Подозрение все же почему-то пало на меня, и кадеты стали обходить меня стороной, нам оставалось еще два месяца до окончания школы, я осмелел и однажды, когда мне подбросили оскорбительное замечание из-за стола, где сидели наши заводилы, прихватил при выходе из столовой две бутылки с пепси-колой, едва дойдя до спальни, быстренько стянул с подушки наволочку и бросил туда бутылки. И когда Пепе Моралес, который только что унизил меня перед всеми, вошел в казарму, я, не оборачиваясь, сказал, что он, сволочь и падаль, продал моего друга Фелипе и лучше ему теперь сидеть тихо, пока он не последовал за ним вслед.
Разъяренный Пепе кинулся на меня, я стоял, все еще не оборачиваясь, зажав в руках наволочку с бутылками, и лишь в тот момент, когда Пепе уже хватал меня за воротник, повернулся и ударил ею Пепе в лицо, тот охнул и залился кровью, прикрывая лицо руками, а я продолжал, обезумев от злости, молотить его.
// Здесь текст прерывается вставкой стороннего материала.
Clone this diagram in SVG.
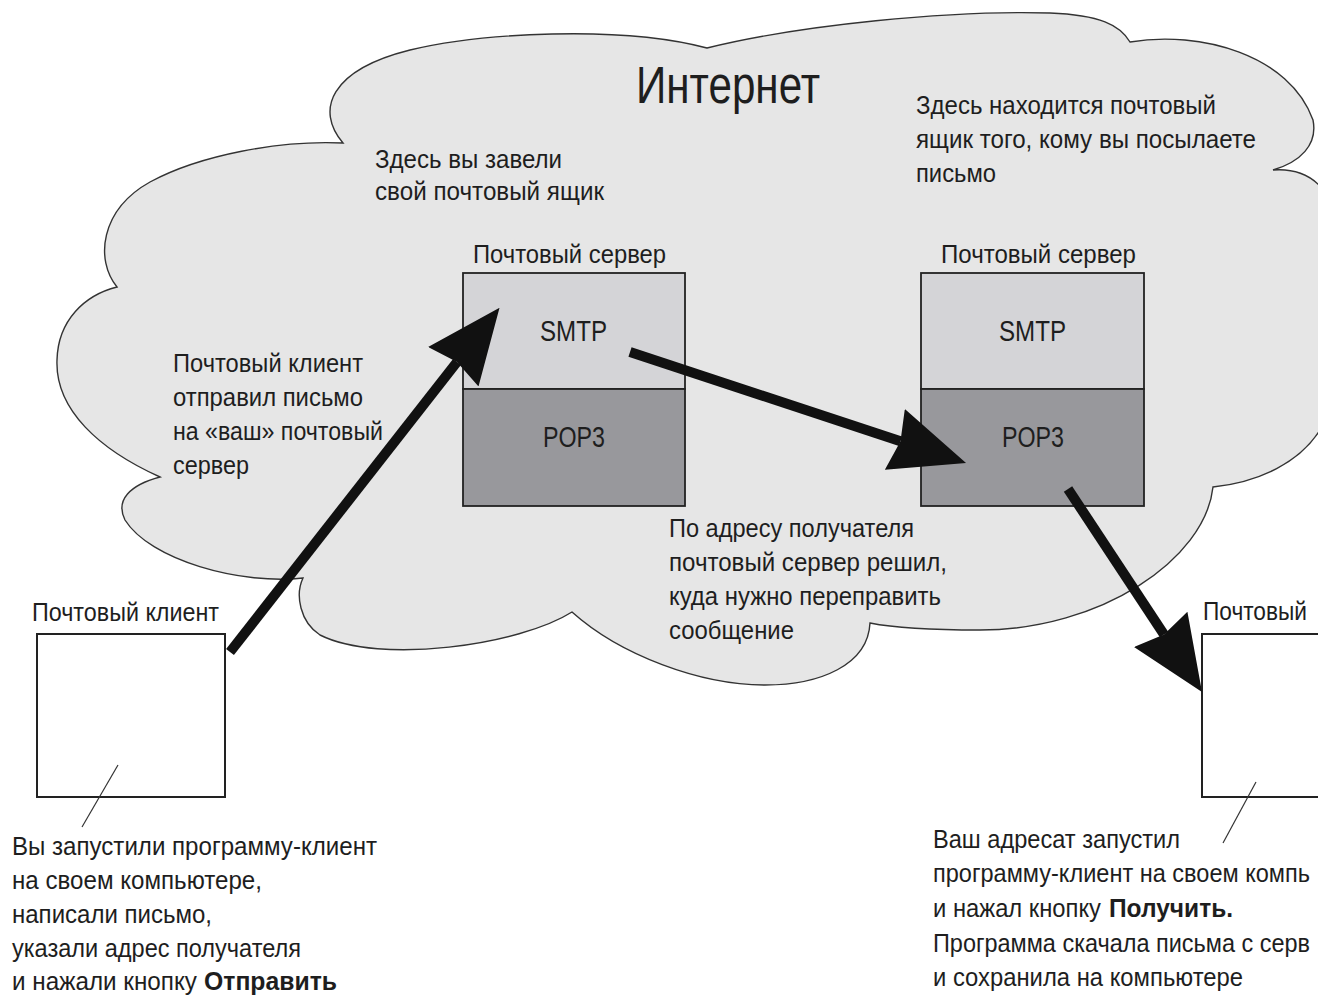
<svg xmlns="http://www.w3.org/2000/svg" width="1318" height="996" viewBox="0 0 1318 996">
<style>
text { font-family: "Liberation Sans", Arial, sans-serif; fill: #1e1e1e; }
.body { font-size: 26.5px; }
.bold { font-weight: bold; }
.title { font-size: 51px; }
.proto { font-size: 29px; }
.cloud { fill: #e6e6e6; stroke: #333; stroke-width: 1.4; }
.smtp { fill: #d4d4d7; stroke: #222; stroke-width: 1.8; }
.pop3 { fill: #98989c; stroke: #222; stroke-width: 1.8; }
.client { fill: #fff; stroke: #222; stroke-width: 2; }
.pointer { stroke: #333; stroke-width: 1.2; fill: none; }
.shaft { stroke: #111; stroke-width: 10; fill: none; }
</style>
<defs>
<marker id="head" markerUnits="userSpaceOnUse" markerWidth="75" markerHeight="64" viewBox="0 0 75 64" refX="6" refY="32" orient="auto">
<path d="M0,0 L75,32 L0,64 L6,32 Z" fill="#111"/>
</marker>
</defs>
<rect width="1318" height="996" fill="#fff"/>

<g id="internet-cloud">
<path class="cloud" d="M343,143 C315,110 330,70 410,50 C480,33 620,25 707,48 C800,25 950,10 1050,13 C1100,15 1120,25 1130,42 C1200,30 1290,55 1313,120 C1318,145 1300,162 1273,170 C1300,168 1318,178 1330,200 C1370,260 1370,400 1320,430 C1300,462 1260,482 1213,487 C1205,560 1100,630 980,630 C930,630 890,627 870,623 C868,665 820,685 765,685 C700,685 620,655 572,612 C520,645 380,665 320,635 C300,622 295,595 303,578 C240,585 150,560 125,520 C115,500 130,485 160,477 C100,450 55,410 57,360 C58,320 85,295 117,287 C95,260 100,210 150,182 C200,155 280,140 343,143 Z"/>
<text class="title" x="636" y="103" textLength="184" lengthAdjust="spacingAndGlyphs">Интернет</text>
</g>

<g id="note-own-box">
<text class="body" x="375" y="168" textLength="187" lengthAdjust="spacingAndGlyphs">Здесь вы завели</text>
<text class="body" x="375" y="200" textLength="229" lengthAdjust="spacingAndGlyphs">свой почтовый ящик</text>
</g>

<g id="note-recipient-box">
<text class="body" x="916" y="114" textLength="300" lengthAdjust="spacingAndGlyphs">Здесь находится почтовый</text>
<text class="body" x="916" y="148" textLength="340" lengthAdjust="spacingAndGlyphs">ящик того, кому вы посылаете</text>
<text class="body" x="916" y="182" textLength="80" lengthAdjust="spacingAndGlyphs">письмо</text>
</g>

<g id="server-1">
<text class="body" x="473" y="263" textLength="193" lengthAdjust="spacingAndGlyphs">Почтовый сервер</text>
<rect class="smtp" x="463" y="273" width="222" height="116"/>
<rect class="pop3" x="463" y="389" width="222" height="117"/>
<text class="proto" x="540" y="341" textLength="67" lengthAdjust="spacingAndGlyphs">SMTP</text>
<text class="proto" x="543" y="447" textLength="62" lengthAdjust="spacingAndGlyphs">POP3</text>
</g>

<g id="server-2">
<text class="body" x="941" y="263" textLength="195" lengthAdjust="spacingAndGlyphs">Почтовый сервер</text>
<rect class="smtp" x="921" y="273" width="223" height="116"/>
<rect class="pop3" x="921" y="389" width="223" height="117"/>
<text class="proto" x="999" y="341" textLength="67" lengthAdjust="spacingAndGlyphs">SMTP</text>
<text class="proto" x="1002" y="447" textLength="62" lengthAdjust="spacingAndGlyphs">POP3</text>
</g>

<g id="note-sent">
<text class="body" x="173" y="372" textLength="190" lengthAdjust="spacingAndGlyphs">Почтовый клиент</text>
<text class="body" x="173" y="406" textLength="190" lengthAdjust="spacingAndGlyphs">отправил письмо</text>
<text class="body" x="173" y="440" textLength="210" lengthAdjust="spacingAndGlyphs">на «ваш» почтовый</text>
<text class="body" x="173" y="474" textLength="76" lengthAdjust="spacingAndGlyphs">сервер</text>
</g>

<g id="note-routing">
<text class="body" x="669" y="537" textLength="245" lengthAdjust="spacingAndGlyphs">По адресу получателя</text>
<text class="body" x="669" y="571" textLength="278" lengthAdjust="spacingAndGlyphs">почтовый сервер решил,</text>
<text class="body" x="669" y="605" textLength="272" lengthAdjust="spacingAndGlyphs">куда нужно переправить</text>
<text class="body" x="669" y="639" textLength="125" lengthAdjust="spacingAndGlyphs">сообщение</text>
</g>

<g id="client-1">
<text class="body" x="32" y="621" textLength="187" lengthAdjust="spacingAndGlyphs">Почтовый клиент</text>
<rect class="client" x="37" y="634" width="188" height="163"/>
<line class="pointer" x1="118" y1="765" x2="82" y2="827"/>
<text class="body" x="12" y="855" textLength="365" lengthAdjust="spacingAndGlyphs">Вы запустили программу-клиент</text>
<text class="body" x="12" y="889" textLength="250" lengthAdjust="spacingAndGlyphs">на своем компьютере,</text>
<text class="body" x="12" y="923" textLength="200" lengthAdjust="spacingAndGlyphs">написали письмо,</text>
<text class="body" x="12" y="957" textLength="289" lengthAdjust="spacingAndGlyphs">указали адрес получателя</text>
<text class="body" y="990"><tspan x="12" textLength="185" lengthAdjust="spacingAndGlyphs">и нажали кнопку</tspan><tspan class="bold" x="204" textLength="133" lengthAdjust="spacingAndGlyphs">Отправить</tspan></text>
</g>

<g id="client-2">
<text class="body" x="1203" y="620" textLength="104" lengthAdjust="spacingAndGlyphs">Почтовый</text>
<rect class="client" x="1202" y="634" width="140" height="163"/>
<line class="pointer" x1="1256" y1="782" x2="1223" y2="843"/>
<text class="body" x="933" y="848" textLength="247" lengthAdjust="spacingAndGlyphs">Ваш адресат запустил</text>
<text class="body" x="933" y="882" textLength="377" lengthAdjust="spacingAndGlyphs">программу-клиент на своем компь</text>
<text class="body" y="917"><tspan x="933" textLength="168" lengthAdjust="spacingAndGlyphs">и нажал кнопку</tspan><tspan class="bold" x="1109" textLength="124" lengthAdjust="spacingAndGlyphs">Получить.</tspan></text>
<text class="body" x="933" y="952" textLength="377" lengthAdjust="spacingAndGlyphs">Программа скачала письма с серв</text>
<text class="body" x="933" y="986" textLength="310" lengthAdjust="spacingAndGlyphs">и сохранила на компьютере</text>
</g>

<g id="connectors">
<line class="shaft" x1="230" y1="652" x2="457" y2="362" marker-end="url(#head)"/>
<line class="shaft" x1="630" y1="352" x2="900.5" y2="441.3" marker-end="url(#head)"/>
<line class="shaft" x1="1068" y1="489" x2="1164" y2="634.4" marker-end="url(#head)"/>
</g>
</svg>
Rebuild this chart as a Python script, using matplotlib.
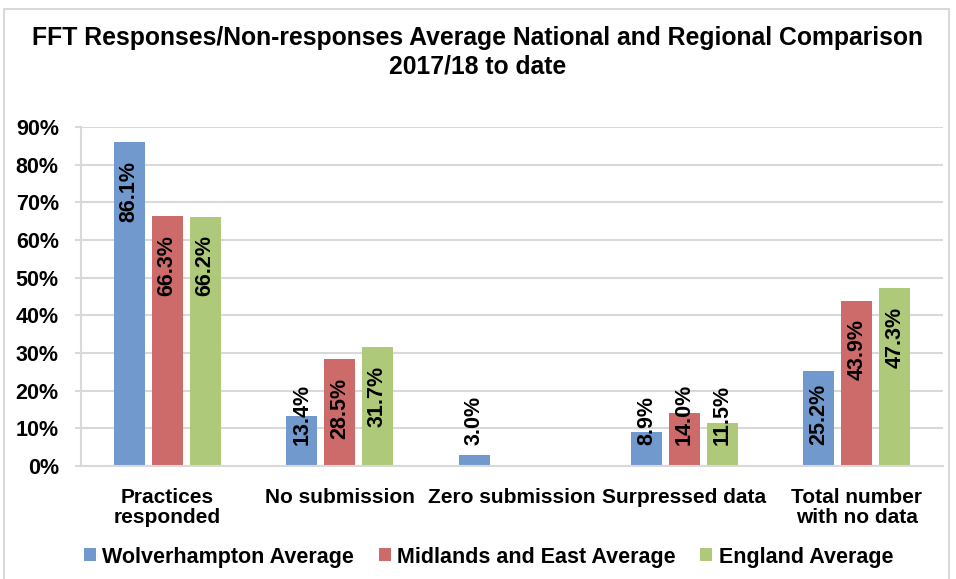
import numpy as np
import matplotlib
matplotlib.use('Agg')
import matplotlib.pyplot as plt
import matplotlib.patches as patches
from matplotlib import font_manager

# ----------
# Data
categories = ['Practices\nresponded', 'No submission', 'Zero submission',
              'Surpressed data', 'Total number\nwith no data']
series_names = ['Wolverhampton Average', 'Midlands and East Average', 'England Average']
wolverhampton = [86.1, 13.4, 3.0, 8.9, 25.2]
midlands_east = [66.3, 28.5, np.nan, 14.0, 43.9]
england = [66.2, 31.7, np.nan, 11.5, 47.3]
yticks = [0, 10, 20, 30, 40, 50, 60, 70, 80, 90]
title = 'FFT Responses/Non-responses Average National and Regional Comparison\n2017/18 to date'
# ----------

colors = ['#7199cd', '#cd6b6a', '#aec97a']
grid_color = '#d9d9d9'

names = {f.name for f in font_manager.fontManager.ttflist}
title_font = 'Liberation Sans Narrow' if 'Liberation Sans Narrow' in names else 'Liberation Sans'
plt.rcParams['font.family'] = ['Liberation Sans', 'DejaVu Sans']

fig = plt.figure(figsize=(9.56, 5.79), dpi=100, facecolor='white')
# light frame round the chart
fig.patches.append(patches.Rectangle((4 / 956, -0.01), 945 / 956, 1 - 9 / 579 + 0.01,
                                     transform=fig.transFigure, fill=False,
                                     edgecolor=grid_color, lw=1.5))

ax = fig.add_axes([81 / 956, 1 - 466 / 579, (943 - 81) / 956, (466 - 127) / 579])

x = np.arange(len(categories))
width = 0.18
offsets = [-0.22, 0.0, 0.22]
all_series = [wolverhampton, midlands_east, england]

for vals, off, col, name in zip(all_series, offsets, colors, series_names):
    ax.bar(x + off, vals, width, color=col, label=name, zorder=2)

ax.set_xlim(-0.5, len(categories) - 0.5)
ax.set_ylim(0, 90)
ax.set_yticks(yticks)
ax.set_yticklabels(['%d%%' % t for t in yticks], fontsize=15.5, fontweight='bold')
ax.set_xticks(x)
ax.set_xticklabels(categories, fontsize=15, fontweight='bold', linespacing=1.05)
ax.tick_params(axis='x', length=0, pad=16)
ax.tick_params(axis='y', length=4, color=grid_color, width=1.5, pad=12)

ax.yaxis.grid(True, color=grid_color, lw=1.5, zorder=0)
ax.set_axisbelow(True)
for s in ['top', 'right']:
    ax.spines[s].set_visible(False)
for s in ['left', 'bottom']:
    ax.spines[s].set_color(grid_color)
    ax.spines[s].set_linewidth(1.5)

# data labels, rotated, inside the top of each bar
fig.canvas.draw()
renderer = fig.canvas.get_renderer()
inv = ax.transData.inverted()
for vals, off in zip(all_series, offsets):
    for xi, v in zip(x, vals):
        if np.isnan(v):
            continue
        t = ax.text(xi + off, v - 5.0, '%.1f%%' % v, rotation=90, ha='center', va='top',
                    fontsize=15.5, fontweight='bold', color='black', zorder=3)
        bb = t.get_window_extent(renderer)
        y0 = inv.transform((0, bb.y0))[1]
        if y0 < 5.6:
            t.set_y(5.6)
            t.set_va('bottom')

fig.text(0.5, 1 - 52 / 579, title, ha='center', va='center', fontsize=17.8,
         fontweight='bold', family=[title_font, 'DejaVu Sans'], linespacing=1.25)

handles, labels = ax.get_legend_handles_labels()
fig.legend(handles, labels, loc='center', bbox_to_anchor=(0.511, 1 - 557 / 579), ncol=3,
           frameon=False, prop={'size': 15.5, 'weight': 'bold'},
           handlelength=0.55, handleheight=0.55, handletextpad=0.3, columnspacing=1.15)

fig.savefig('out.png', dpi=100, facecolor='white')
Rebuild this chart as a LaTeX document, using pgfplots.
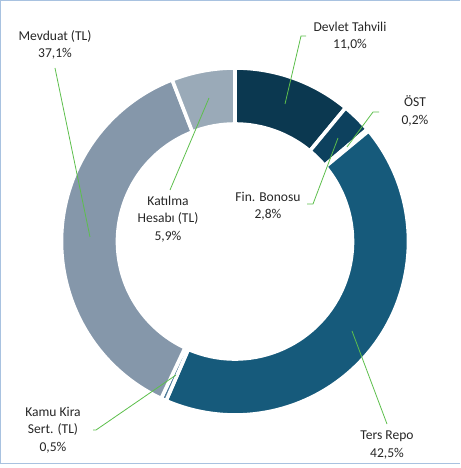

Он был весь в крови, упал на пол; меня едва-едва оттянули от него. Когда появился майор и меня повели на допрос, я сказал, что Пепе допекает меня за то, что я вроде бы донес на Фелипе, и хотел со мной расправиться, вон ведь он какой здоровый, ну, а я защищался, вот и весь сказ.
Пепе получил еще два дня карцера, отлежавшись перед тем в госпитале, а меня стали бояться. Но вот что странно: я действительно мстил Пепе Моралесу за Фелипе... Как бы это вам объяснить, мне стало не хватать моего приятеля, он хоть и унижал и подавлял меня, но все же... Понимаете, это был ведь единственный, хоть в какой-то мере близкий мне человек. Так случилось, что я вынужден был уничтожить его. А ведь другого, даже такого, у меня уже никогда не было... Было всякое, но... Короче говоря, мы тогда вскоре выходили в иную, главную жизнь, и он мог стать для меня там опасным. Слишком хорошо он меня знал, многое, слишком многое, все мои слабости, ну и... Хотя нет, не все он знал обо мне: не знал же вот, что я могу и должен буду его уничтожить... Во всем виноваты были, пожалуй, эти нахальные здоровяки и бабники, такие, как Пепе Моралес. Они подавляли всех, разве что Фелипе был сильнее и здоровее других, и поэтому его не могли прижать, а потом и меня подле него. Но я еще долго вынужден был всем им угождать, даже когда ближе сошелся с Фелипе. Должен же был и этому когда-то наступить конец. Мне нужно было подниматься на следующую ступеньку. И я поднялся.